Construir la alternancia y la democracia
Cualquiera, con un mínimo de sensatez y sentido común, tendría que reconocer que es imposible tener plena certeza de lo que sucedió ese día: aunque factible, el “fraude” es una entre muchas hipótesis más.
Pero las versiones que presento son complementarias y me parecen lógicas y creíbles, pues explicarían por qué Cárdenas terminó negociando con Salinas —para no destruir de golpe lo que, en buena parte, desde el corporativismo oficialista, su propio padre había construido (para alguien como Cuauhtémoc, la pesada loza del padre debe ser muy difícil de llevar).
Más de 30 años después (y un par de tragedias en medio) resulta sencillo trazar la ruta que siguió el país desde entonces y las razones por las que hoy hemos extraviado el camino.
Me quedo con la principal lección: el transito a la democracia y su consolidación requería entonces, y requiere hoy, de instituciones que le den soporte a la alternancia y, muy especialmente, exige un árbitro electoral con credibilidad y con capacidad.
En 1988, México no tenía esas instituciones. Hoy ya las tiene. Por eso no podemos permitir que se las destruya. Por eso debemos exigir que se les respete y fortalezca: ser una sociedad de instituciones y abandonar la tóxica retórica nacionalista y revolucionaria.
Porque la vida en democracia requiere de instituciones y no de dogmáticas ideologías afincadas en el resentimiento (como lo es el nacionalismo); tampoco de líderes carismáticos o de redentores que, por su sola voluntad o ejemplo, todo habrán de resolverlo.
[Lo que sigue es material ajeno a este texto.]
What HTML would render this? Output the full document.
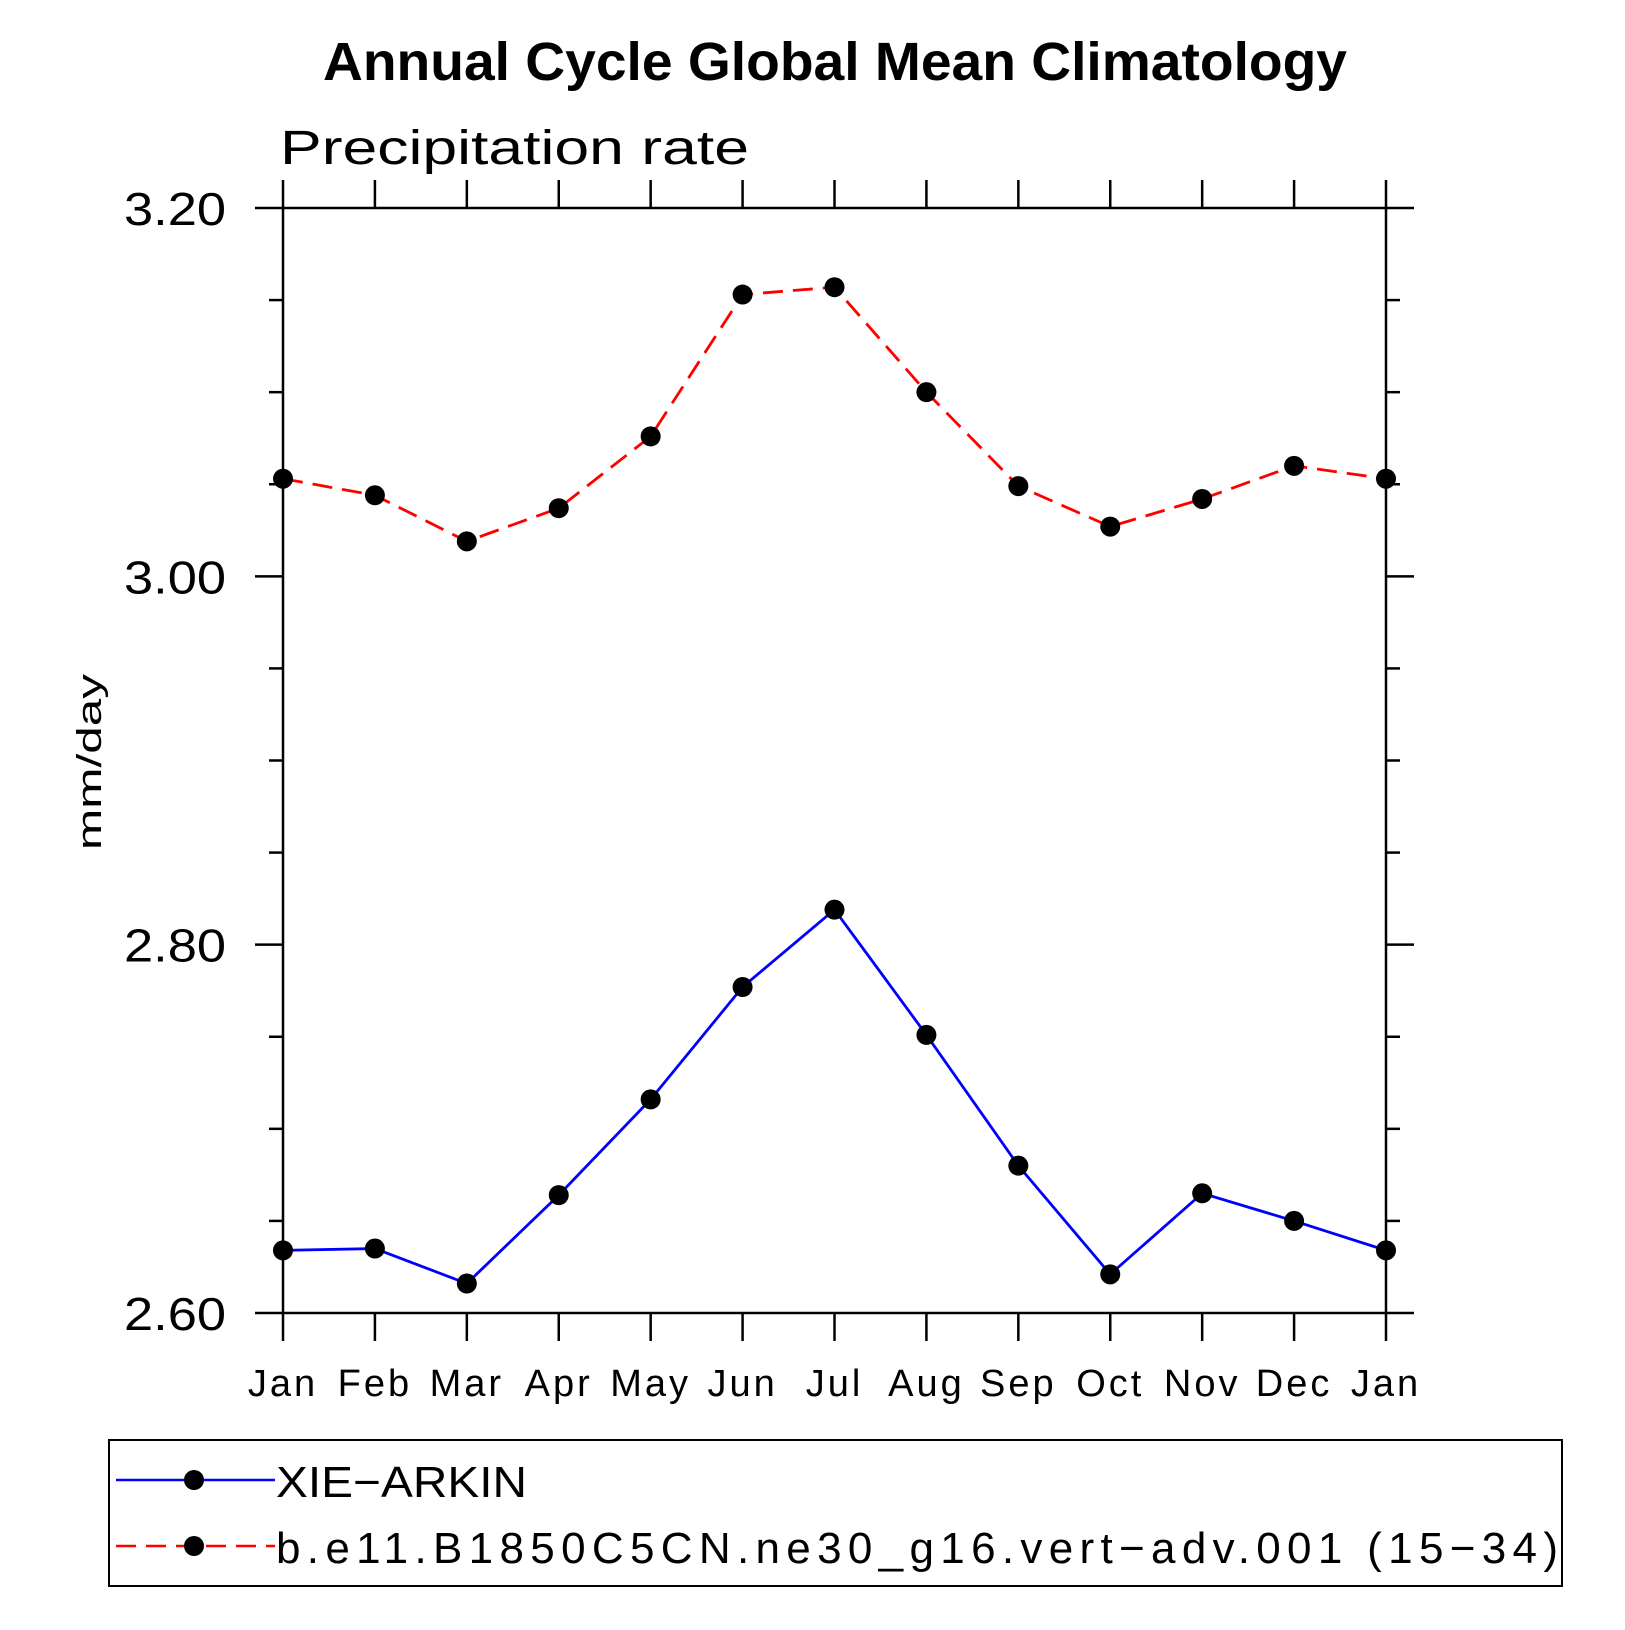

Esta es la lección que personajes como Rafael Lemus y que tantos más como él no han logrado asimilar, 20 años después de la transición.
Por lo demás, concuerdo con cada una de las observaciones que Christopher Domínguez Michael le receta al libro de Lemus, y refrendo la deuda que aún guardamos con Octavio Paz —y su valiente “moral de la responsabilidad”— todos los que nos esforzamos de forma honesta en hacer la crítica del estado de cosas.